Lo propio sucede con Manolete, y eso que desde Belmonte a él se ha toreado bien, se han ejecutado todas las suertes del toreo dentro de una serenidad clásica lograda por la revelación belmontina y por el eslabón intercalado de Domingo Ortega.
Desde que apareció Manolete, y sobre todo desde que se convirtió en figura gigantesca e indiscutible, es cuando todos esos recalcitrantes gruñones han querido disminuir su mérito y han dicho también que el natural no era sí, sino de la otra manera, y Manolete cunado ha querido lo ha hecho de la otra manera mejor que todo el mundo, y han dicho que no daba pases de pecho y Manolete ha dado los pases de pecho mejor que todos, y que no hacía faenas de orejas a los toros grandes y se las ha hecho a los toros grandes del momento, y han dicho que si no hacía esto y no hacía lo otro, y Manolete lo ha ido haciendo todo, mejorando los moldes, estilizando las suertes, dándoles un sabor que nunca han tenido.
Por eso cuando llegó la otra tarde a la Plaza de Madrid y armó el terremoto que merecía su arte, su dignidad y su clase, todos los espectadores nos encendimos de entusiasmo y salimos en ebullición de la corrida, y al día siguiente cogimos los periódicos y nos morimos de risa al ver cómo algunos críticos hacían filigranas para no decir la verdad de ese triunfo, cómo buscaban esas majaderías con que encubren los críticos para pasar lo más por alto posible la actuación de Manolete.

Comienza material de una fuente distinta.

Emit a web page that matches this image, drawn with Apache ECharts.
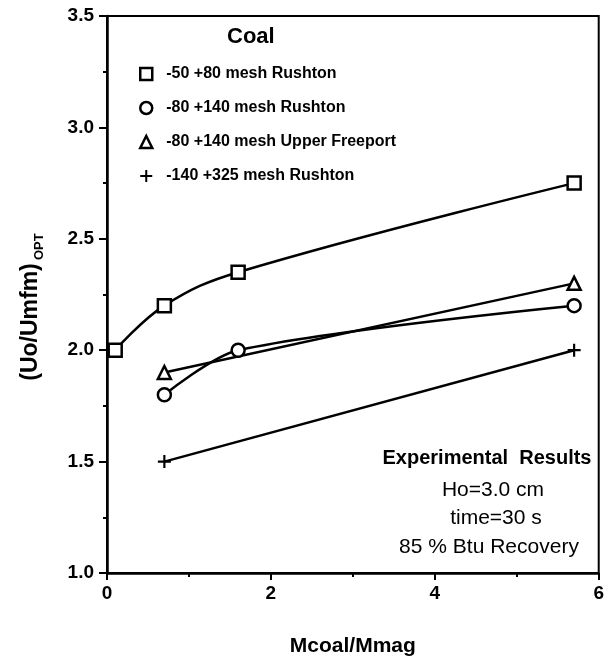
<!DOCTYPE html>
<html>
<head>
<meta charset="utf-8">
<script src="https://cdn.jsdelivr.net/npm/echarts@6/dist/echarts.min.js"></script>
<style>html,body{margin:0;padding:0;background:#fff}#c{width:607px;height:662px}</style>
</head>
<body>
<div id="c"></div>
<script>
var seriesNames = ['-50 +80 mesh Rushton', '-80 +140 mesh Rushton', '-80 +140 mesh Upper Freeport', '-140 +325 mesh Rushton'];
var squareX = [0.1, 0.7, 1.6, 5.7];
var squareY = [2.0, 2.2, 2.35, 2.75];
var circleX = [0.7, 1.6, 5.7];
var circleY = [1.8, 2.0, 2.2];
var triangleX = [0.7, 5.7];
var triangleY = [1.9, 2.3];
var plusX = [0.7, 5.7];
var plusY = [1.5, 2.0];
var xTicks = [0, 2, 4, 6];
var yTicks = [1.0, 1.5, 2.0, 2.5, 3.0, 3.5];

function pairs(xs, ys) { return xs.map(function (x, i) { return [x, ys[i]]; }); }

var plusPath = 'path://M5,0L7,0L7,5L12,5L12,7L7,7L7,12L5,12L5,7L0,7L0,5L5,5Z';
var hollow = { color: '#fff', borderColor: '#000', borderWidth: 2.5 };
var FONT = 'Liberation Sans, Arial, sans-serif';

var chart = echarts.init(document.getElementById('c'));
chart.setOption({
  animation: false,
  grid: { left: 107, right: 6, top: 16, bottom: 89, show: true, borderColor: '#000', borderWidth: 2, containLabel: false },
  xAxis: {
    type: 'value', min: 0, max: 6, interval: 2,
    axisLine: { lineStyle: { color: '#000', width: 2.5 } },
    axisTick: { show: true, length: 7, lineStyle: { color: '#000', width: 2 } },
    minorTick: { show: true, splitNumber: 2, length: 4, lineStyle: { color: '#000', width: 2 } },
    splitLine: { show: false },
    axisLabel: { color: '#000', fontSize: 19, fontWeight: 'bold', fontFamily: FONT, margin: 11,
      formatter: function (v) { return xTicks.indexOf(v) >= 0 ? String(v) : ''; } },
    name: 'Mcoal/Mmag', nameLocation: 'middle', nameGap: 63,
    nameTextStyle: { color: '#000', fontSize: 21, fontWeight: 'bold', fontFamily: FONT }
  },
  yAxis: {
    type: 'value', min: 1.0, max: 3.5, interval: 0.5,
    axisLine: { lineStyle: { color: '#000', width: 2.5 } },
    axisTick: { show: true, length: 8, lineStyle: { color: '#000', width: 2 } },
    minorTick: { show: true, splitNumber: 2, length: 4, lineStyle: { color: '#000', width: 2 } },
    splitLine: { show: false },
    axisLabel: { color: '#000', fontSize: 19, fontWeight: 'bold', fontFamily: FONT, margin: 13,
      formatter: function (v) { return yTicks.indexOf(Math.round(v * 10) / 10) >= 0 ? v.toFixed(1) : ''; } }
  },
  legend: {
    orient: 'vertical', left: 134, top: 60, itemWidth: 12, itemHeight: 12, itemGap: 16,
    itemStyle: { borderWidth: 2.5 },
    textStyle: { color: '#000', fontSize: 16, fontWeight: 'bold', fontFamily: FONT, lineHeight: 18, padding: [0, 0, 0, 9] },
    data: [
      { name: seriesNames[0], icon: 'rect' },
      { name: seriesNames[1], icon: 'circle' },
      { name: seriesNames[2], icon: 'triangle' },
      { name: seriesNames[3], icon: plusPath }
    ]
  },
  graphic: [
    { type: 'text', left: 227, top: 26, style: { text: 'Coal', font: 'bold 22px ' + FONT, fill: '#000' } },
    { type: 'text', x: 487, y: 458, style: { text: 'Experimental  Results', font: 'bold 20px ' + FONT, fill: '#000', align: 'center', verticalAlign: 'middle' } },
    { type: 'text', x: 493, y: 490, style: { text: 'Ho=3.0 cm', font: '21px ' + FONT, fill: '#000', align: 'center', verticalAlign: 'middle' } },
    { type: 'text', x: 496, y: 518, style: { text: 'time=30 s', font: '21px ' + FONT, fill: '#000', align: 'center', verticalAlign: 'middle' } },
    { type: 'text', x: 489, y: 547, style: { text: '85 % Btu Recovery', font: '21px ' + FONT, fill: '#000', align: 'center', verticalAlign: 'middle' } },
    { type: 'group', x: 31, y: 322, rotation: Math.PI / 2, children: [
      { type: 'text', x: 0, y: 0, style: { text: '(Uo/Umfm)', font: 'bold 23px ' + FONT, fill: '#000', align: 'center', verticalAlign: 'middle' } },
      { type: 'text', x: 62, y: 8, style: { text: 'OPT', font: 'bold 13px ' + FONT, fill: '#000', align: 'left', verticalAlign: 'middle' } }
    ] }
  ],
  series: [
    { name: seriesNames[0], type: 'line', data: pairs(squareX, squareY), symbol: 'rect', symbolSize: 13, smooth: 0.4,
      itemStyle: hollow, lineStyle: { color: '#000', width: 2.5 } },
    { name: seriesNames[1], type: 'line', data: pairs(circleX, circleY), symbol: 'circle', symbolSize: 13, smooth: 0.3,
      itemStyle: hollow, lineStyle: { color: '#000', width: 2.5 } },
    { name: seriesNames[2], type: 'line', data: pairs(triangleX, triangleY), symbol: 'triangle', symbolSize: 13,
      itemStyle: hollow, lineStyle: { color: '#000', width: 2.5 } },
    { name: seriesNames[3], type: 'line', data: pairs(plusX, plusY), symbol: plusPath, symbolSize: 13,
      itemStyle: { color: '#000', borderWidth: 0 }, lineStyle: { color: '#000', width: 2.5 } }
  ]
});
</script>
</body>
</html>
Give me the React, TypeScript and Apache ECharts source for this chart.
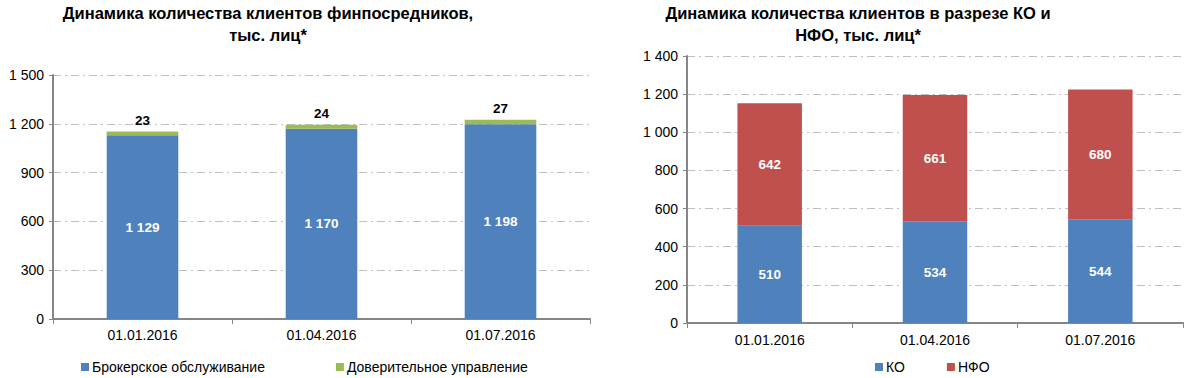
import React, { useEffect, useRef } from "react";
import * as echarts from "echarts";

const categories = ["01.01.2016", "01.04.2016", "01.07.2016"];
const brokerValues = [1129, 1170, 1198];
const trustValues = [23, 24, 27];
const koValues = [510, 534, 544];
const nfoValues = [642, 661, 680];

const leftTitle = "Динамика количества клиентов финпосредников,\nтыс. лиц*";
const rightTitle = "Динамика количества клиентов в разрезе КО и\nНФО, тыс. лиц*";

const BLUE = "#4F81BD";
const GREEN = "#9BBB59";
const RED = "#C0504D";
const FONT = "'Liberation Sans', Arial, sans-serif";

const fmt = (v: number) => String(v).replace(/\B(?=(\d{3})+(?!\d))/g, " ");

export default function App() {
  const ref = useRef<HTMLDivElement>(null);
  useEffect(() => {
    document.body.style.margin = "0";
    const chart = echarts.init(ref.current!, null, { renderer: "svg" });
    const axisLine = { show: true, lineStyle: { color: "#868686", width: 2 } };
    const splitLine = {
      show: true,
      lineStyle: { color: "#BFBFBF", width: 1, type: [8, 4, 2, 4] as any },
    };
    const yLabel = { color: "#000", fontSize: 14, fontFamily: FONT, formatter: fmt, margin: 9 };
    const xLabel = { color: "#000", fontSize: 14, fontFamily: FONT, margin: 9 };
    const inLabel = {
      show: true,
      position: "inside",
      color: "#fff",
      fontWeight: "bold",
      fontSize: 13.5,
      fontFamily: FONT,
      formatter: (p: any) => fmt(p.value),
    };
    const legendText = { fontSize: 14, color: "#000", fontFamily: FONT, padding: [0, 0, 0, -2] };
    chart.setOption({
      animation: false,
      textStyle: { fontFamily: FONT },
      graphic: [
        {
          type: "text",
          x: 268,
          y: 2,
          style: {
            text: leftTitle,
            textAlign: "center",
            font: `bold 16.5px ${FONT}`,
            lineHeight: 22,
            fill: "#000",
          },
        },
        {
          type: "text",
          x: 858,
          y: 2,
          style: {
            text: rightTitle,
            textAlign: "center",
            font: `bold 16.5px ${FONT}`,
            lineHeight: 22,
            fill: "#000",
          },
        },
      ],
      legend: [
        {
          left: 76,
          top: 355,
          itemWidth: 8,
          itemHeight: 8,
          itemGap: 71,
          icon: "rect",
          textStyle: legendText,
          data: ["Брокерское обслуживание", "Доверительное управление"],
        },
        {
          left: 870,
          top: 355,
          itemWidth: 8,
          itemHeight: 8,
          itemGap: 42,
          icon: "rect",
          textStyle: legendText,
          data: ["КО", "НФО"],
        },
      ],
      grid: [
        { left: 53, top: 75, width: 537, height: 244 },
        { left: 687, top: 56, width: 496, height: 267 },
      ],
      xAxis: [
        {
          type: "category",
          gridIndex: 0,
          data: categories,
          axisLine,
          axisTick: { show: true, length: 5, lineStyle: { color: "#868686" } },
          axisLabel: xLabel,
        },
        {
          type: "category",
          gridIndex: 1,
          data: categories,
          axisLine,
          axisTick: { show: true, length: 5, lineStyle: { color: "#868686" } },
          axisLabel: { ...xLabel, margin: 10 },
        },
      ],
      yAxis: [
        {
          type: "value",
          gridIndex: 0,
          min: 0,
          max: 1500,
          interval: 300,
          axisLine,
          axisTick: { show: true, length: 4, lineStyle: { color: "#868686" } },
          axisLabel: yLabel,
          splitLine,
        },
        {
          type: "value",
          gridIndex: 1,
          min: 0,
          max: 1400,
          interval: 200,
          axisLine,
          axisTick: { show: true, length: 4, lineStyle: { color: "#868686" } },
          axisLabel: yLabel,
          splitLine,
        },
      ],
      series: [
        {
          name: "Брокерское обслуживание",
          type: "bar",
          stack: "a",
          xAxisIndex: 0,
          yAxisIndex: 0,
          barWidth: "40%",
          data: brokerValues,
          itemStyle: { color: BLUE },
          label: inLabel,
        },
        {
          name: "Доверительное управление",
          type: "bar",
          stack: "a",
          xAxisIndex: 0,
          yAxisIndex: 0,
          barWidth: "40%",
          data: trustValues,
          itemStyle: { color: GREEN },
          label: {
            show: true,
            position: "top",
            color: "#000",
            fontWeight: "bold",
            fontSize: 13.5,
            fontFamily: FONT,
            distance: 4,
          },
        },
        {
          name: "КО",
          type: "bar",
          stack: "b",
          xAxisIndex: 1,
          yAxisIndex: 1,
          barWidth: "39%",
          data: koValues,
          itemStyle: { color: BLUE },
          label: inLabel,
        },
        {
          name: "НФО",
          type: "bar",
          stack: "b",
          xAxisIndex: 1,
          yAxisIndex: 1,
          barWidth: "39%",
          data: nfoValues,
          itemStyle: { color: RED },
          label: inLabel,
        },
      ],
    });
    return () => chart.dispose();
  }, []);
  return (
    <div
      ref={ref}
      style={{ position: "absolute", left: 0, top: 0, width: 1201, height: 378, background: "#fff" }}
    />
  );
}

Realmente los críticos taurinos, salvo pocas excepciones, han llegado a un grado de cursilería verdaderamente fabuloso. De esto tuvo un poco la culpa don Gregorio Corrochano; pero éste, por lo menos, tenía muchísimo talento y no solía ocultar el mérito, sino ensalzarlo.
Ahora es más cómodo buscar un título que no tiene nada que ver con los toros ni con la corrida y comenzar a darle vueltas a lo que ha hecho el matador; cuando éste está empezando su carrera y está en mucho contacto con los críticos, lo llenan de elogio y se pierden menos en florestas retóricas; pero cuando el matador está cerca de su retirada y cuando le interesa menos mantener ese “fuego sagrado” del elogio, es cuando ya todo es floresta en los críticos y solamente bajan a la realidad de las faenas a señalar algún defecto que otro. Naturalmente, no todos los críticos son iguales, y hay algunos de limpia intención y clara pluma, y por ello son más admirables.
Para los aficionados al toreo fue la corrida de la Beneficencia un gran día; se vio a Manolete y se vio a Pepín, que hay que verle también; pero a la salida el que más y el que menos pensaba en no volver a los toros o, por lo menos, en volver con menos asiduidad, y cuando alguno nos preguntaba: “¿Es usted aficionado?”, le contestábamos: Pues mire, no; ni uno se siente taurino, ni un decidido aficionado; los toros suelen ser un espectáculo aburrido y monótono, incómodo y caro, con excepción, y ésta es cuando torea Manolete, porque entonces el espectáculo es maravillosos, el precio se puede considerar como regalado, y la fiesta, sublime, o sea que uno es aficionado a ver torear a Manolete, como lo era a ver torear a Belmonte, y menos aficionado a ver torear a los demás, aunque algunos son muy buenos, muy valientes, muy pundonorosos y muy artistas, y otros tienen esa gracia zaragatera de la escuela sevillana, que para los que les guste ir a los toros de zaragateo me parece muy bien, pero que no acaban de calar hasta lo hondo a aquellos partidarios de un arte más hondo y más profundo como el que tuvieron y tienen las dos únicas y eternas figuras de todas las épocas del toreo.